Sangakkara reiterated how the absence of DRS hurt his side on its tour of India ("It cost us close to 500 runs and lots of wickets"), and also how the presence of the same system proved to be an advantage when they hosted India in 2008. Then, Sri Lanka successfully challenged 11 decisions as opposed to India's one.
"There were of course complaints by the Indian team, which led to - I think - subsequent series' being played without the review system," Sangakkara said. "Having reviewed all the matches, there are flaws. You need Hot Spot and all, but even with the existing technology in place, we can still have a very fair DRS."
MS Dhoni explained his side's decision with what has been a genuine concern with the UDRS: why challenge decisions when the best available technology is not being used? "DRS is still not a 100 % correct system," Dhoni said. "We have seen that, in spite of having the DRS, not everything goes correct. Most of the teams have played a series under the DRS, so it is important now to come up with a foolproof plan. See what exactly works. In a bat-pad scenario, Hot Spot really works, it is close to over 98 % correct. Even on LBW decisions, we need to have something like that."
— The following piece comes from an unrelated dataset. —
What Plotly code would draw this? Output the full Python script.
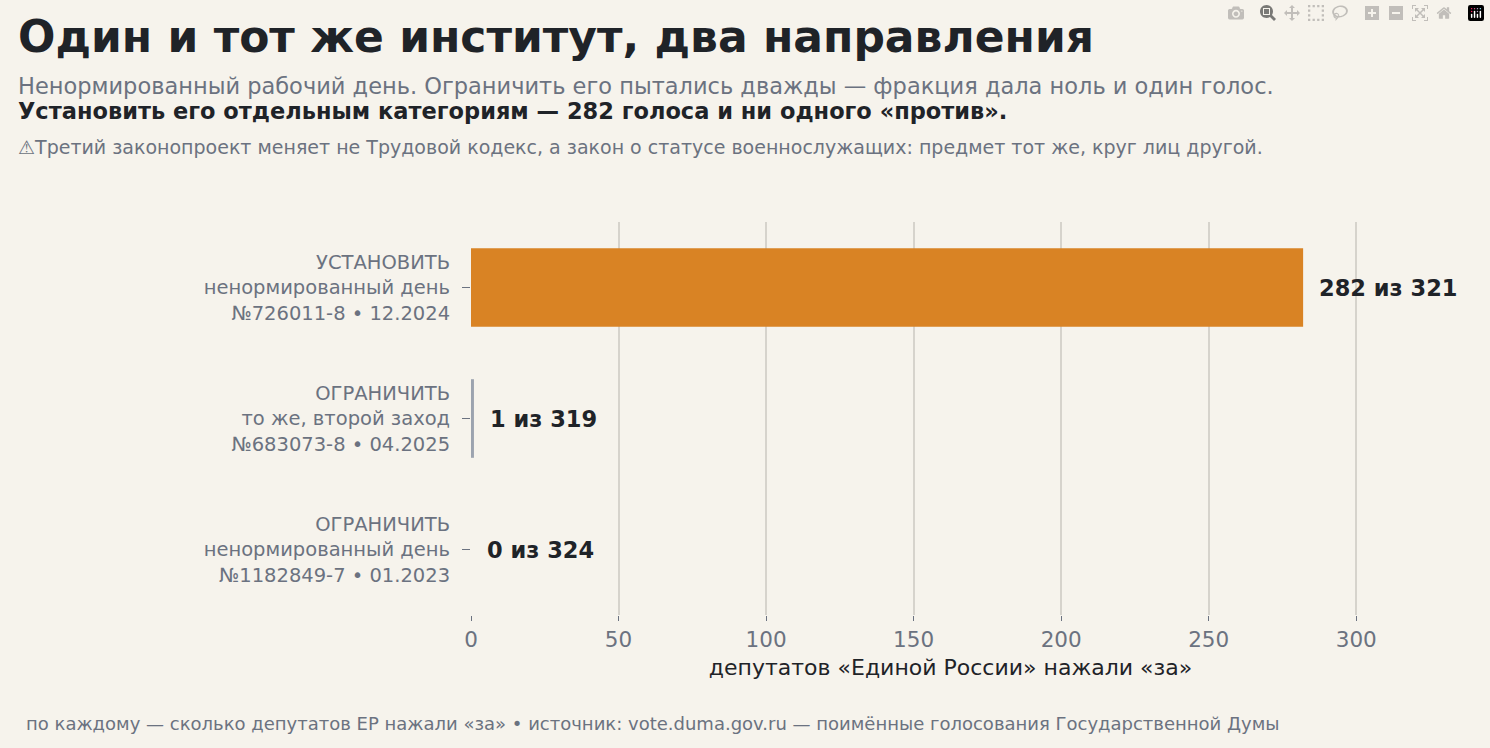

Which brings us to the present conundrum: Several broadcasters pushed themselves to the commercial brink to secure telecast rights, and they obviously hadn't budgeted for the extra cost to make the UDRS successful. Which is what makes the ICC's role important, because essentially the DRS is its baby. "That's another option [paying for the technology] maybe the ICC should look at," Sangakkara said. "Provide the technology, make everything standard, if the costs the exorbitant, subsidise the costs. These are all the things we can look at. Maybe the broadcasters - they of course pay such a lot for cricket, but they also make sure they earn almost as much - maybe they could work out ways of subsiding it."